Thursday, July 9, 2009

Welcome to the World, Baby Girl - Fannie Flagg

welcome to the world, baby girl
fannie flagg
c. 1998
478 pages
completed 7/8/2009

read for: southern reading challenge

*may contain spoilers*

Set in both Missouri and New York, with a few stops in Atlanta, Chicago, and Vienna, Welcome to the World, Baby Girl follows Dena Nordstrom, a famous TV personality and news reporter, as she relives her past to discover who she is.

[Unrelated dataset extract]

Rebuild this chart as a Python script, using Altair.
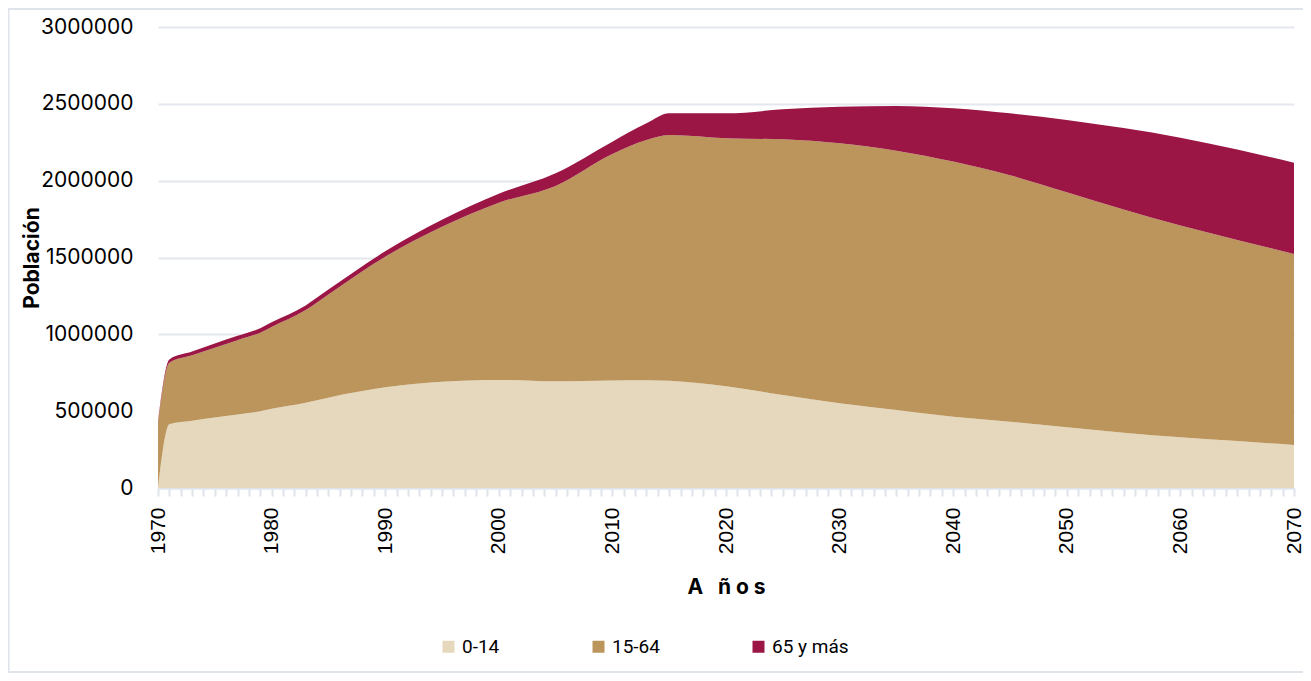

I've discovered my problem with Fannie Flagg novels. I want to like them so much, but I continually come up short. I'm sure I'll keep trying because, like I said, I've discovered the problem. Her novels, her characters really, all seem a little cartoonish to me. Like caricatures of people. And that makes it hard to really be invested in anything that happens. I can't see these characters as real people. This is the passage that made me realize it. "Dena was surprised. Dr. Elizabeth Diggers was a large black woman in a wheelchair. 'Hello Mrs. Nordstrom. I'm Dr. Diggers.' She smiled. 'Didn't Gerry tell you I was a big black woman in a wheelchair?'" (p.134) I mean who talks like that? And why the need to use the same phrase twice?

I also want to know how Dena can have lived in New York and Chicago and places like that all her life and never meet a single black person, like she mentioned on page 149. That doesn't seem plausible for big cities like that.

The book definitely got better for me as I got further in. Once we started trying to reconnect with Dena's past, I was able to get more invested. It took me a while to warm up to Dr. Gerry O'Malley. He was one of the more cartoonish in the beginning, the way his love for Dena was described, but by the end I could get behind him. Possible because in my mind he looked just like Dr. George O'Malley from Gray's Anatomy who I like quite a lot.